Start Data block

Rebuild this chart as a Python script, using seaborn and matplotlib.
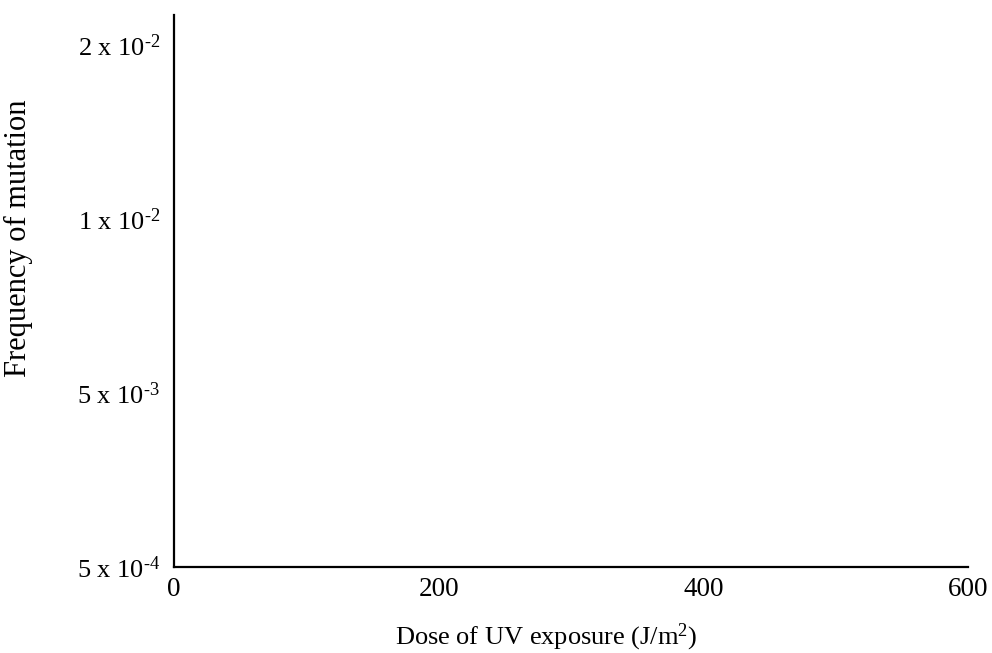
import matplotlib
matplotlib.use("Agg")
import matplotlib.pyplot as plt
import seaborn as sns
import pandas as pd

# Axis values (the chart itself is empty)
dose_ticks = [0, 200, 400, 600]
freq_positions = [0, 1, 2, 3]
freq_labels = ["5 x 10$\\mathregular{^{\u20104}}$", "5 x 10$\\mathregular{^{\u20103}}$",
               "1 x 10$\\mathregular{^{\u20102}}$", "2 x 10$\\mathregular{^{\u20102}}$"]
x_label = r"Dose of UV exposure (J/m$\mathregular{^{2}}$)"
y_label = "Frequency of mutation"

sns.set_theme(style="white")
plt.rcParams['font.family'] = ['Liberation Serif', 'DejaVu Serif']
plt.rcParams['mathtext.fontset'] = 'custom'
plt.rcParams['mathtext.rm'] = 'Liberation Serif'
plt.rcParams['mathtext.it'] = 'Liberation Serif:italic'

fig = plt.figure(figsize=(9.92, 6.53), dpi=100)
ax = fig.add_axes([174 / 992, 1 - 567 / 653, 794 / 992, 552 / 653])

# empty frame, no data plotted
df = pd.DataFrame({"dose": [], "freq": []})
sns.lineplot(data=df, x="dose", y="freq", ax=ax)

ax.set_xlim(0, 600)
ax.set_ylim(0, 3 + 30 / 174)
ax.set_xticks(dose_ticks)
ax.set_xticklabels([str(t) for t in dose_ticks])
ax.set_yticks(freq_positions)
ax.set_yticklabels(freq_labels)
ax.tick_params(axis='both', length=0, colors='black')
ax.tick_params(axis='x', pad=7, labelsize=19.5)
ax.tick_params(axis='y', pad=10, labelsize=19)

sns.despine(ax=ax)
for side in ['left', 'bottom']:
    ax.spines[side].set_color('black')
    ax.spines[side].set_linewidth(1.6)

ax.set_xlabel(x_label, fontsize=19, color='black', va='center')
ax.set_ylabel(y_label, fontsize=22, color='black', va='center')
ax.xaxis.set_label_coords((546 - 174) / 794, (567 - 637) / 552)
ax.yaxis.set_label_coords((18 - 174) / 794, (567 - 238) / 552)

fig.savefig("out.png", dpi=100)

End Data block

Problem.
Please reproduce the listing exactly from its opening line through the line that contains "import pandas as pd", both included, with all pictures omitted.

In response.
Rebuild this chart as a Python script, using seaborn and matplotlib.
import matplotlib
matplotlib.use("Agg")
import matplotlib.pyplot as plt
import seaborn as sns
import pandas as pd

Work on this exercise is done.